Riverhead Memorial Day parade, ceremonies canceled because of weather forecast
Riverhead’s Memorial Day observance was canceled hours before the holiday, silencing a downtown ritual that usually draws veterans, scouts, officials and families to local monuments.

Stormy weather forced Riverhead to cancel its Memorial Day parade and ceremonies just before the holiday, cutting short a long-standing East End ritual that usually brings veterans, civic groups, families and residents downtown to honor those who died in military service. The cancellation came after the observance had been promoted as a rain-or-shine event, a sharp reversal for a tradition that depends on clear skies and volunteer coordination.
The annual parade had been set to begin at 9 a.m. Monday at Osborn Avenue and Pulaski Street. From there, participants were to travel through downtown Riverhead to the World War I monument at Court and West Main streets, then continue to St. John’s Cemetery, Riverhead Cemetery and the War Memorial at Pulaski Street School. The route ties together some of the town’s most visible places of remembrance, turning Memorial Day into a procession through Riverhead’s civic landscape.

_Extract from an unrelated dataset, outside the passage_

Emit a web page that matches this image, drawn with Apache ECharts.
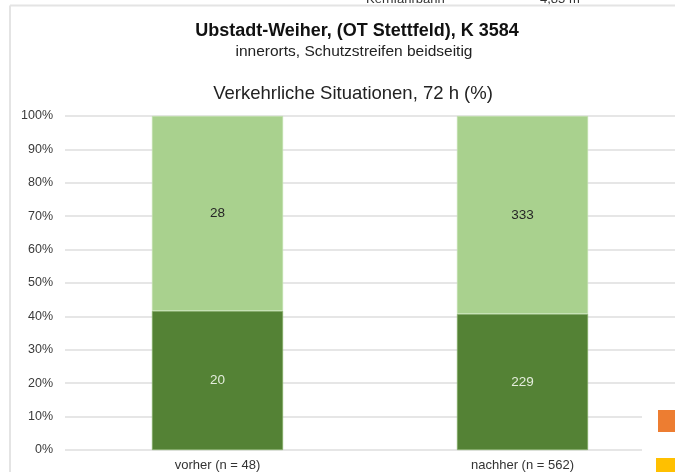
<!DOCTYPE html>
<html>
<head>
<meta charset="utf-8">
<script src="https://cdn.jsdelivr.net/npm/echarts@6/dist/echarts.min.js"></script>
<style>
html,body{margin:0;padding:0;background:#fff;}
#c{width:675px;height:472px;}
</style>
</head>
<body>
<div id="c"></div>
<script>
// ---- data ----
const categories = ['vorher (n = 48)', 'nachher (n = 562)'];
const darkCounts = [20, 229];   // lower (dark green) segment
const lightCounts = [28, 333];  // upper (light green) segment
const yTicks = [0, 10, 20, 30, 40, 50, 60, 70, 80, 90, 100];

const totals = darkCounts.map((v, i) => v + lightCounts[i]);
const darkPct = darkCounts.map((v, i) => ({ value: v / totals[i] * 100, count: v }));
const lightPct = lightCounts.map((v, i) => ({ value: v / totals[i] * 100, count: v }));

const FONT = '"Liberation Sans", Arial, sans-serif';
const chart = echarts.init(document.getElementById('c'), null, { renderer: 'canvas' });

chart.setOption({
  backgroundColor: '#ffffff',
  animation: false,
  textStyle: { fontFamily: FONT },
  title: [
    { text: 'Ubstadt-Weiher, (OT Stettfeld), K 3584', left: 352, top: 17, textAlign: 'center',
      textStyle: { fontFamily: FONT, fontSize: 18, fontWeight: 'bold', color: '#111' } },
    { text: 'innerorts, Schutzstreifen beidseitig', left: 349, top: 39, textAlign: 'center',
      textStyle: { fontFamily: FONT, fontSize: 15.5, fontWeight: 'normal', color: '#222' } },
    { text: 'Verkehrliche Situationen, 72 h (%)', left: 348, top: 79, textAlign: 'center',
      textStyle: { fontFamily: FONT, fontSize: 18.5, fontWeight: 'normal', color: '#222' } }
  ],
  grid: { left: 65, right: 0, top: 116, bottom: 22 },
  xAxis: {
    type: 'category',
    data: categories,
    axisLine: { show: false },
    axisTick: { show: false },
    axisLabel: { fontFamily: FONT, fontSize: 13, color: '#333', margin: 9 }
  },
  yAxis: {
    type: 'value',
    min: 0, max: 100, interval: 10,
    axisLabel: {
      fontFamily: FONT, fontSize: 12.5, color: '#3a3a3a', margin: 12,
      formatter: v => (yTicks.includes(v) ? v + '%' : '')
    },
    axisLine: { show: false },
    axisTick: { show: false },
    splitLine: { lineStyle: { color: '#dedede', width: 1.5 } }
  },
  series: [
    {
      name: 'dunkel', type: 'bar', stack: 'a', barWidth: '43%',
      data: darkPct,
      itemStyle: { color: '#548235', borderColor: '#8fb872', borderWidth: 0.6 },
      label: { show: true, position: 'inside', formatter: p => p.data.count,
        fontFamily: FONT, fontSize: 13.5, color: '#e4eddc' }
    },
    {
      name: 'hell', type: 'bar', stack: 'a', barWidth: '43%',
      data: lightPct,
      itemStyle: { color: '#a9d18e', borderColor: '#c6e2b3', borderWidth: 0.6 },
      label: { show: true, position: 'inside', formatter: p => p.data.count,
        fontFamily: FONT, fontSize: 13.5, color: '#262626' }
    }
  ],
  graphic: [
    { type: 'line', shape: { x1: 10, y1: 5.5, x2: 675, y2: 5.5 }, style: { stroke: '#e4e4e4', lineWidth: 2 }, z: 10 },
    { type: 'line', shape: { x1: 10, y1: 5.5, x2: 10, y2: 472 }, style: { stroke: '#e4e4e4', lineWidth: 2 }, z: 10 },
    { type: 'text', left: 366, top: -7, style: { text: 'Kernfahrbahn', font: '13px ' + FONT, fill: '#333' }, z: 5 },
    { type: 'text', left: 540, top: -7, style: { text: '4,85 m', font: '13px ' + FONT, fill: '#333' }, z: 5 },
    { type: 'rect', shape: { x: 642, y: 398, width: 40, height: 80 }, style: { fill: '#ffffff' }, z: 20 },
    { type: 'rect', shape: { x: 658, y: 410, width: 20, height: 22 }, style: { fill: '#ed7d31' }, z: 21 },
    { type: 'rect', shape: { x: 656, y: 458, width: 22, height: 20 }, style: { fill: '#ffc000' }, z: 21 }
  ]
});
</script>
</body>
</html>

The Riverhead Combined Veterans Committee organizes the observance, which has long served as more than a parade. In a typical year, the ceremonies create a public moment for the county’s veterans and for residents who gather to mark the holiday together. Last year’s Riverhead Memorial Day observance drew veterans groups, elected officials, fire, police and emergency medical services, Riverhead High School NJROTC, Scout troops and other local residents, showing how deeply rooted the event is in the town’s civic life.
This year’s cancellation changed that in a matter of hours. For veterans and families who treat Memorial Day as a shared act of remembrance, the loss is not just logistical. It removes the downtown procession, the cemetery stops and the public gathering that help anchor the holiday in Riverhead’s community memory. Without the parade, residents were left to mark the day in quieter ways, away from the monuments and streets where the town usually comes together.

The weather also placed Riverhead in a wider regional pattern. Across the Northeast, wet conditions forced other Memorial Day parades off the calendar, and storm systems were disrupting holiday plans for millions along the East Coast. In Suffolk County, where Memorial Day weekend often doubles as both the start of summer and a solemn day of tribute, the cancellation underscored how quickly a forecast can alter a civic ritual that many families count on year after year.